## start SUPPLIED MATERIAL

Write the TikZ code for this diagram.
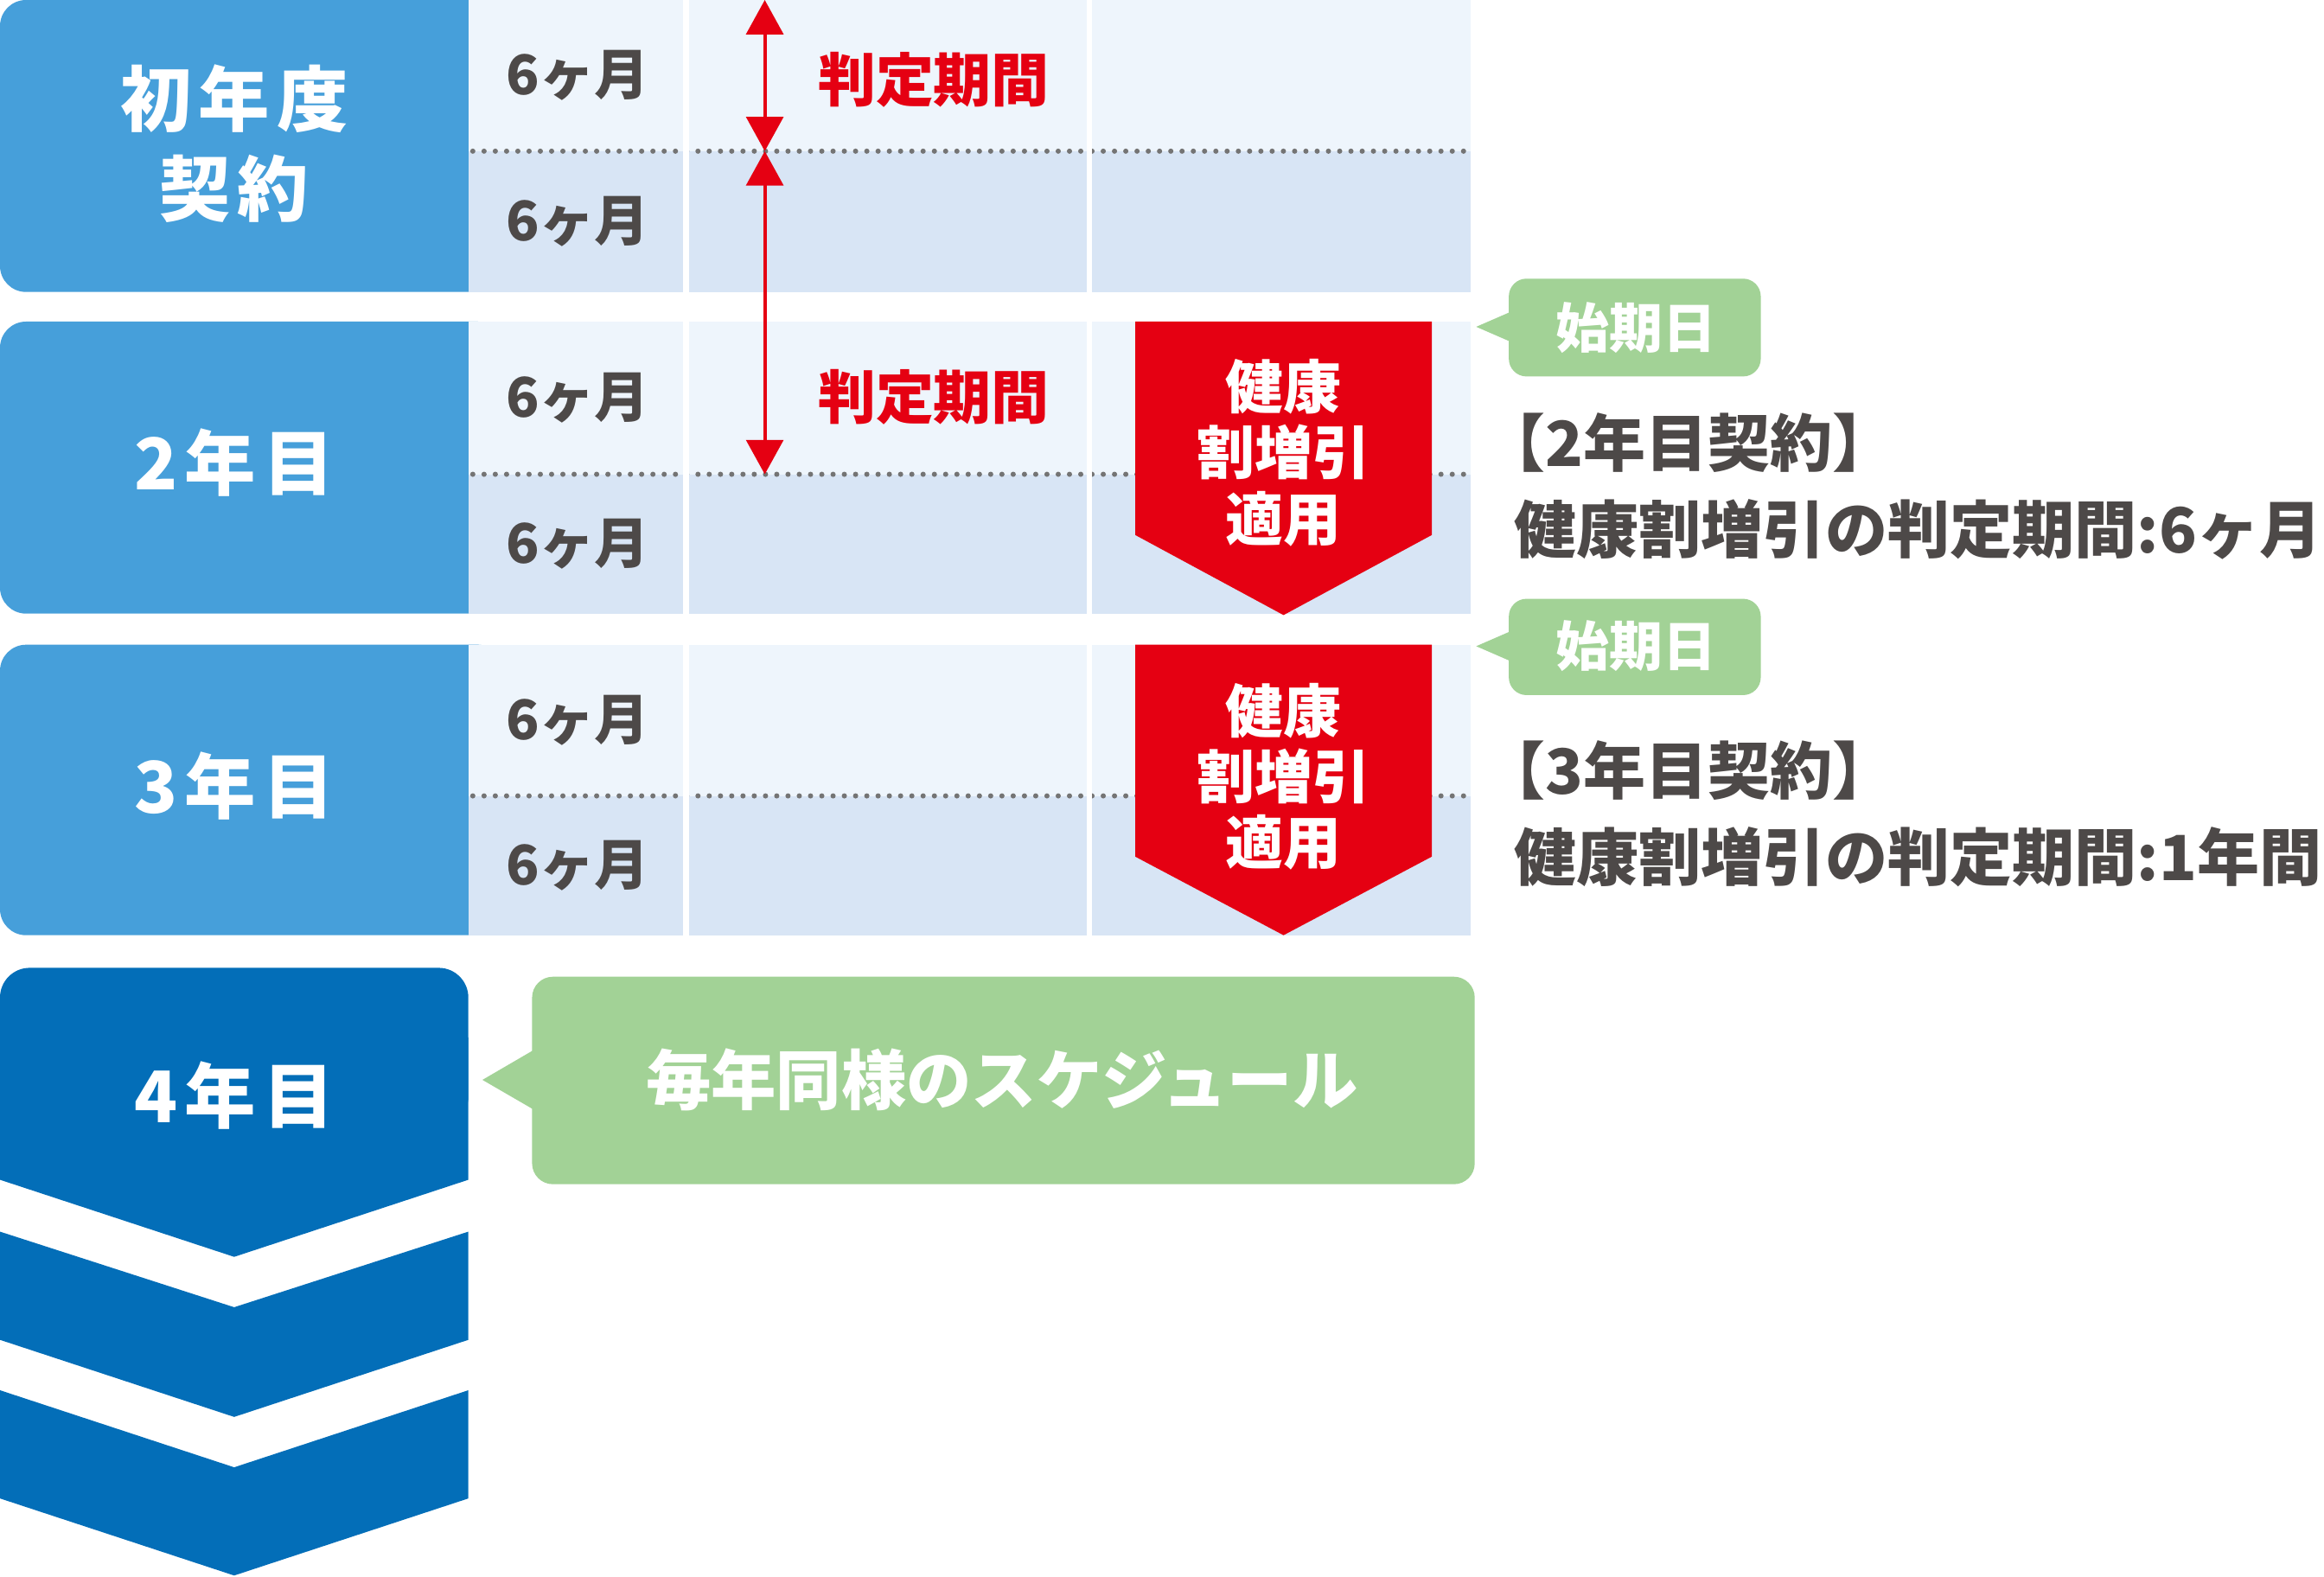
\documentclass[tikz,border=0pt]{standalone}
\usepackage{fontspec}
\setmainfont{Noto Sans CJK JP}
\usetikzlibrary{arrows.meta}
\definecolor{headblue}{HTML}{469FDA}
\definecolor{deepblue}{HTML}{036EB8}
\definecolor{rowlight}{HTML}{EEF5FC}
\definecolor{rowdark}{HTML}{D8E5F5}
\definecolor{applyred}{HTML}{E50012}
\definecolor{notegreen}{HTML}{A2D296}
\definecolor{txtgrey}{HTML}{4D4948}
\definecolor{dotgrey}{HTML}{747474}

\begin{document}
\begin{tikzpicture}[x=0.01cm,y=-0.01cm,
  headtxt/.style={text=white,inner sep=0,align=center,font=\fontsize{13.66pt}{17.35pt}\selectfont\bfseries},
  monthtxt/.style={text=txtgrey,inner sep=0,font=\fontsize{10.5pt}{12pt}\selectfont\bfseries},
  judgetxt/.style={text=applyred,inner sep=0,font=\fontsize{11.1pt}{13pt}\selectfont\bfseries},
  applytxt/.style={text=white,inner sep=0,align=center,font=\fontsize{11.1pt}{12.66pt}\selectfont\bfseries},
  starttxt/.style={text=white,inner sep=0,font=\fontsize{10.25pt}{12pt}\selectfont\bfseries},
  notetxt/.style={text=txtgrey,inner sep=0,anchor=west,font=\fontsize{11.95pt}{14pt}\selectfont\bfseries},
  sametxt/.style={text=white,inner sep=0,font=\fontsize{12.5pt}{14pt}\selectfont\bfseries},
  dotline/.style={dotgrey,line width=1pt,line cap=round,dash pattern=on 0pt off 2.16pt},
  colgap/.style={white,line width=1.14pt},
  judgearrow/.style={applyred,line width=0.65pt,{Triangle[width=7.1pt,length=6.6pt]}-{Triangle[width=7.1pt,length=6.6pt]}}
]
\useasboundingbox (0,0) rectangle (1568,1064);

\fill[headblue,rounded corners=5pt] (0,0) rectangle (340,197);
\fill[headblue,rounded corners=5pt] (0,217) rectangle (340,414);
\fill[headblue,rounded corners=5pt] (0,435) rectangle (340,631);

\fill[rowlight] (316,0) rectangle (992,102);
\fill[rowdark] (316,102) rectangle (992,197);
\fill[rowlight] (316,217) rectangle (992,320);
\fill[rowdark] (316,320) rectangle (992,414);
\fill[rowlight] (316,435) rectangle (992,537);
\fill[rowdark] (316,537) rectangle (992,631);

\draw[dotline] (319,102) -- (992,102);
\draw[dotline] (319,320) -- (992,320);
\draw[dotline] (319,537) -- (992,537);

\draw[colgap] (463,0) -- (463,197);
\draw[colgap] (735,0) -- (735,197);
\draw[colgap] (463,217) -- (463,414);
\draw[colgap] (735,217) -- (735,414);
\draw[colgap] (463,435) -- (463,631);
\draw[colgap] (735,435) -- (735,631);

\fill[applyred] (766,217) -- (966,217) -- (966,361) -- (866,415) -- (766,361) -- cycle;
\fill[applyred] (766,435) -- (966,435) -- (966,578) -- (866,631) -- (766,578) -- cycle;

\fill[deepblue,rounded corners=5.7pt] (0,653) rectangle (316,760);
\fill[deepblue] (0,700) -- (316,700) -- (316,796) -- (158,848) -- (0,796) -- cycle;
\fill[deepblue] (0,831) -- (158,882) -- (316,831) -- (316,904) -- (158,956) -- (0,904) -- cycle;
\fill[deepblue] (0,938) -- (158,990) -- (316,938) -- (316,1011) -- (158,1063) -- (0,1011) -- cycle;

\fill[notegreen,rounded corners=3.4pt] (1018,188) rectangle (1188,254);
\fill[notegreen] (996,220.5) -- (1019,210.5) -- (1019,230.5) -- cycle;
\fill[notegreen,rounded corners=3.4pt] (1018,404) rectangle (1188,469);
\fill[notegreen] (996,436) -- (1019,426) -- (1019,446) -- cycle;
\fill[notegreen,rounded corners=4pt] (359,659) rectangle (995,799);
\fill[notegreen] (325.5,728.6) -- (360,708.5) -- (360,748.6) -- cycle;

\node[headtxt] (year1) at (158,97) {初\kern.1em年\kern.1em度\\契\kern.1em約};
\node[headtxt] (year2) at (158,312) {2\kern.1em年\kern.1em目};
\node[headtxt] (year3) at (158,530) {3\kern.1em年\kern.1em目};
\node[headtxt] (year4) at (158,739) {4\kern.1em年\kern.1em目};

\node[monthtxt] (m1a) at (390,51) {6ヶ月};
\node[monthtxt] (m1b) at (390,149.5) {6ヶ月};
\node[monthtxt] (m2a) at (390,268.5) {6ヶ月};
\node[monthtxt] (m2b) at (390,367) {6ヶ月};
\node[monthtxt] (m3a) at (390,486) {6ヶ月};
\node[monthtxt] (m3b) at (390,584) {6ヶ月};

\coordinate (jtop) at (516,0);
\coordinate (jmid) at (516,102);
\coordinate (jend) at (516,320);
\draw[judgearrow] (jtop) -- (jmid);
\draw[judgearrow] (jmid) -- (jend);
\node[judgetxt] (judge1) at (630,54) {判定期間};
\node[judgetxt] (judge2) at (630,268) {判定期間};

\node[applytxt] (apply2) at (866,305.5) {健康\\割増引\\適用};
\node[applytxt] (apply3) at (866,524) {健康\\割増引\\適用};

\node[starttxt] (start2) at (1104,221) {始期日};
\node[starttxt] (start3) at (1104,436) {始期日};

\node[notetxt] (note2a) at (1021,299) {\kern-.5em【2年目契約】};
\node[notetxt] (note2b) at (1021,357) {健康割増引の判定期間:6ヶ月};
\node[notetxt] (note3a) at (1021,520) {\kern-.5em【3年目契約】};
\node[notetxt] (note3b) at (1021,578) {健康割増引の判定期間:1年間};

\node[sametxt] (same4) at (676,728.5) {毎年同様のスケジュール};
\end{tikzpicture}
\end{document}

## end SUPPLIED MATERIAL

- _EXERCISE DESCRIPTION_
From the first line above through the line containing "(0,435) rectangle (340,631);", copy everything exactly, without the pictures.

- _COMPLETED TASK_
Write the TikZ code for this diagram.
\documentclass[tikz,border=0pt]{standalone}
\usepackage{fontspec}
\setmainfont{Noto Sans CJK JP}
\usetikzlibrary{arrows.meta}
\definecolor{headblue}{HTML}{469FDA}
\definecolor{deepblue}{HTML}{036EB8}
\definecolor{rowlight}{HTML}{EEF5FC}
\definecolor{rowdark}{HTML}{D8E5F5}
\definecolor{applyred}{HTML}{E50012}
\definecolor{notegreen}{HTML}{A2D296}
\definecolor{txtgrey}{HTML}{4D4948}
\definecolor{dotgrey}{HTML}{747474}

\begin{document}
\begin{tikzpicture}[x=0.01cm,y=-0.01cm,
  headtxt/.style={text=white,inner sep=0,align=center,font=\fontsize{13.66pt}{17.35pt}\selectfont\bfseries},
  monthtxt/.style={text=txtgrey,inner sep=0,font=\fontsize{10.5pt}{12pt}\selectfont\bfseries},
  judgetxt/.style={text=applyred,inner sep=0,font=\fontsize{11.1pt}{13pt}\selectfont\bfseries},
  applytxt/.style={text=white,inner sep=0,align=center,font=\fontsize{11.1pt}{12.66pt}\selectfont\bfseries},
  starttxt/.style={text=white,inner sep=0,font=\fontsize{10.25pt}{12pt}\selectfont\bfseries},
  notetxt/.style={text=txtgrey,inner sep=0,anchor=west,font=\fontsize{11.95pt}{14pt}\selectfont\bfseries},
  sametxt/.style={text=white,inner sep=0,font=\fontsize{12.5pt}{14pt}\selectfont\bfseries},
  dotline/.style={dotgrey,line width=1pt,line cap=round,dash pattern=on 0pt off 2.16pt},
  colgap/.style={white,line width=1.14pt},
  judgearrow/.style={applyred,line width=0.65pt,{Triangle[width=7.1pt,length=6.6pt]}-{Triangle[width=7.1pt,length=6.6pt]}}
]
\useasboundingbox (0,0) rectangle (1568,1064);

\fill[headblue,rounded corners=5pt] (0,0) rectangle (340,197);
\fill[headblue,rounded corners=5pt] (0,217) rectangle (340,414);
\fill[headblue,rounded corners=5pt] (0,435) rectangle (340,631);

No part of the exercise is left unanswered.